--- begin Information supplied ---

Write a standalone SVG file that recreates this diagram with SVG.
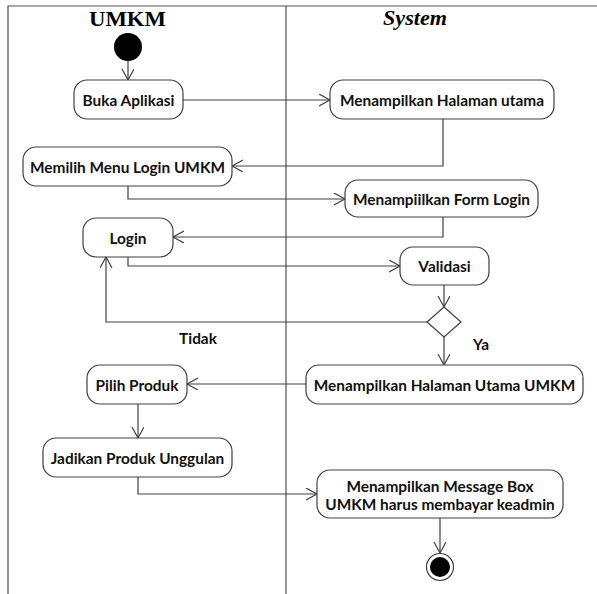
<svg xmlns="http://www.w3.org/2000/svg" width="597" height="594" viewBox="0 0 597 594">
<style>
  .act { fill: #ffffff; stroke: #404040; stroke-width: 1.2; }
  .lbl { font-family: Lato, "Open Sans", sans-serif; font-weight: bold; font-size: 15.4px; fill: #111111; text-anchor: middle; dominant-baseline: central; }
  .edge { fill: none; stroke: #404040; stroke-width: 1.2; marker-end: url(#open); }
  .lane { fill: none; stroke: #505050; stroke-width: 1.2; }
  .title { font-family: "Liberation Serif", serif; font-weight: bold; font-size: 21px; fill: #000; text-anchor: middle; }
</style>
<defs>
  <marker id="open" markerUnits="userSpaceOnUse" markerWidth="14" markerHeight="14" refX="11" refY="6" orient="auto">
    <path d="M0,0 L11,6 L0,12" fill="none" stroke="#404040" stroke-width="1.2"/>
  </marker>
</defs>
<rect width="597" height="594" fill="#ffffff"/>

<!-- swimlanes -->
<g id="lanes">
  <path class="lane" d="M8,594 V6 H597"/>
  <path class="lane" d="M286,6 V594"/>
  <text class="title" x="127.5" y="26" textLength="77" lengthAdjust="spacingAndGlyphs">UMKM</text>
  <text class="title" x="415" y="25" font-size="20" font-style="italic" textLength="64" lengthAdjust="spacingAndGlyphs">System</text>
</g>

<!-- connectors -->
<g id="connectors">
  <path class="edge" d="M128,61 V80"/>
  <path class="edge" d="M183,100 H330"/>
  <path class="edge" d="M443,119 V166 H232"/>
  <path class="edge" d="M128,186 V199 H345"/>
  <path class="edge" d="M443,217 V237 H173"/>
  <path class="edge" d="M128,257 V266 H400"/>
  <path class="edge" d="M444,285 V307"/>
  <path class="edge" d="M428,322 H106 V257"/>
  <path class="edge" d="M444,337 V365"/>
  <path class="edge" d="M306,384 H187"/>
  <path class="edge" d="M138,404 V438"/>
  <path class="edge" d="M138,477 V494 H317"/>
  <path class="edge" d="M440,518 V553"/>
  <text class="lbl" x="198" y="338">Tidak</text>
  <text class="lbl" x="481" y="344">Ya</text>
</g>

<!-- nodes -->
<g id="start">
  <circle cx="128" cy="47" r="14" fill="#000"/>
</g>
<g id="buka-aplikasi">
  <rect class="act" x="74" y="80" width="109" height="39" rx="13"/>
  <text class="lbl" x="128.5" y="99.5">Buka Aplikasi</text>
</g>
<g id="halaman-utama">
  <rect class="act" x="330" y="80" width="224" height="39" rx="13"/>
  <text class="lbl" x="442" y="99.5">Menampilkan Halaman utama</text>
</g>
<g id="memilih-menu">
  <rect class="act" x="23" y="147" width="209" height="39" rx="13"/>
  <text class="lbl" x="127.5" y="166.5">Memilih Menu Login UMKM</text>
</g>
<g id="form-login">
  <rect class="act" x="345" y="180" width="193" height="37" rx="13"/>
  <text class="lbl" x="441.5" y="198.5">Menampiilkan Form Login</text>
</g>
<g id="login">
  <rect class="act" x="83" y="218" width="90" height="39" rx="13"/>
  <text class="lbl" x="128" y="237.5">Login</text>
</g>
<g id="validasi">
  <rect class="act" x="400" y="247" width="89" height="38" rx="13"/>
  <text class="lbl" x="444.5" y="266">Validasi</text>
</g>
<g id="decision">
  <path class="act" d="M444,307 L461,322 L444,337 L427,322 Z"/>
</g>
<g id="halaman-utama-umkm">
  <rect class="act" x="306" y="365" width="277" height="39" rx="13"/>
  <text class="lbl" x="444.5" y="384.5">Menampilkan Halaman Utama UMKM</text>
</g>
<g id="pilih-produk">
  <rect class="act" x="87" y="365" width="100" height="39" rx="13"/>
  <text class="lbl" x="137" y="384.5">Pilih Produk</text>
</g>
<g id="jadikan-unggulan">
  <rect class="act" x="43" y="438" width="189" height="39" rx="13"/>
  <text class="lbl" x="137.5" y="457.5">Jadikan Produk Unggulan</text>
</g>
<g id="message-box">
  <rect class="act" x="317" y="470" width="246" height="48" rx="13"/>
  <text class="lbl" x="440" y="486">Menampilkan Message Box</text>
  <text class="lbl" x="440" y="503.5">UMKM harus membayar keadmin</text>
</g>
<g id="end">
  <circle cx="440" cy="567" r="13.5" fill="#fff" stroke="#404040" stroke-width="1.2"/>
  <circle cx="440" cy="567" r="10" fill="#000"/>
</g>
</svg>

--- end Information supplied ---

• Problem to solve: Reproduce every line precisely as given, omitting all pictures.

• Completed task:
Write a standalone SVG file that recreates this diagram with SVG.
<svg xmlns="http://www.w3.org/2000/svg" width="597" height="594" viewBox="0 0 597 594">
<style>
  .act { fill: #ffffff; stroke: #404040; stroke-width: 1.2; }
  .lbl { font-family: Lato, "Open Sans", sans-serif; font-weight: bold; font-size: 15.4px; fill: #111111; text-anchor: middle; dominant-baseline: central; }
  .edge { fill: none; stroke: #404040; stroke-width: 1.2; marker-end: url(#open); }
  .lane { fill: none; stroke: #505050; stroke-width: 1.2; }
  .title { font-family: "Liberation Serif", serif; font-weight: bold; font-size: 21px; fill: #000; text-anchor: middle; }
</style>
<defs>
  <marker id="open" markerUnits="userSpaceOnUse" markerWidth="14" markerHeight="14" refX="11" refY="6" orient="auto">
    <path d="M0,0 L11,6 L0,12" fill="none" stroke="#404040" stroke-width="1.2"/>
  </marker>
</defs>
<rect width="597" height="594" fill="#ffffff"/>

<!-- swimlanes -->
<g id="lanes">
  <path class="lane" d="M8,594 V6 H597"/>
  <path class="lane" d="M286,6 V594"/>
  <text class="title" x="127.5" y="26" textLength="77" lengthAdjust="spacingAndGlyphs">UMKM</text>
  <text class="title" x="415" y="25" font-size="20" font-style="italic" textLength="64" lengthAdjust="spacingAndGlyphs">System</text>
</g>

<!-- connectors -->
<g id="connectors">
  <path class="edge" d="M128,61 V80"/>
  <path class="edge" d="M183,100 H330"/>
  <path class="edge" d="M443,119 V166 H232"/>
  <path class="edge" d="M128,186 V199 H345"/>
  <path class="edge" d="M443,217 V237 H173"/>
  <path class="edge" d="M128,257 V266 H400"/>
  <path class="edge" d="M444,285 V307"/>
  <path class="edge" d="M428,322 H106 V257"/>
  <path class="edge" d="M444,337 V365"/>
  <path class="edge" d="M306,384 H187"/>
  <path class="edge" d="M138,404 V438"/>
  <path class="edge" d="M138,477 V494 H317"/>
  <path class="edge" d="M440,518 V553"/>
  <text class="lbl" x="198" y="338">Tidak</text>
  <text class="lbl" x="481" y="344">Ya</text>
</g>

<!-- nodes -->
<g id="start">
  <circle cx="128" cy="47" r="14" fill="#000"/>
</g>
<g id="buka-aplikasi">
  <rect class="act" x="74" y="80" width="109" height="39" rx="13"/>
  <text class="lbl" x="128.5" y="99.5">Buka Aplikasi</text>
</g>
<g id="halaman-utama">
  <rect class="act" x="330" y="80" width="224" height="39" rx="13"/>
  <text class="lbl" x="442" y="99.5">Menampilkan Halaman utama</text>
</g>
<g id="memilih-menu">
  <rect class="act" x="23" y="147" width="209" height="39" rx="13"/>
  <text class="lbl" x="127.5" y="166.5">Memilih Menu Login UMKM</text>
</g>
<g id="form-login">
  <rect class="act" x="345" y="180" width="193" height="37" rx="13"/>
  <text class="lbl" x="441.5" y="198.5">Menampiilkan Form Login</text>
</g>
<g id="login">
  <rect class="act" x="83" y="218" width="90" height="39" rx="13"/>
  <text class="lbl" x="128" y="237.5">Login</text>
</g>
<g id="validasi">
  <rect class="act" x="400" y="247" width="89" height="38" rx="13"/>
  <text class="lbl" x="444.5" y="266">Validasi</text>
</g>
<g id="decision">
  <path class="act" d="M444,307 L461,322 L444,337 L427,322 Z"/>
</g>
<g id="halaman-utama-umkm">
  <rect class="act" x="306" y="365" width="277" height="39" rx="13"/>
  <text class="lbl" x="444.5" y="384.5">Menampilkan Halaman Utama UMKM</text>
</g>
<g id="pilih-produk">
  <rect class="act" x="87" y="365" width="100" height="39" rx="13"/>
  <text class="lbl" x="137" y="384.5">Pilih Produk</text>
</g>
<g id="jadikan-unggulan">
  <rect class="act" x="43" y="438" width="189" height="39" rx="13"/>
  <text class="lbl" x="137.5" y="457.5">Jadikan Produk Unggulan</text>
</g>
<g id="message-box">
  <rect class="act" x="317" y="470" width="246" height="48" rx="13"/>
  <text class="lbl" x="440" y="486">Menampilkan Message Box</text>
  <text class="lbl" x="440" y="503.5">UMKM harus membayar keadmin</text>
</g>
<g id="end">
  <circle cx="440" cy="567" r="13.5" fill="#fff" stroke="#404040" stroke-width="1.2"/>
  <circle cx="440" cy="567" r="10" fill="#000"/>
</g>
</svg>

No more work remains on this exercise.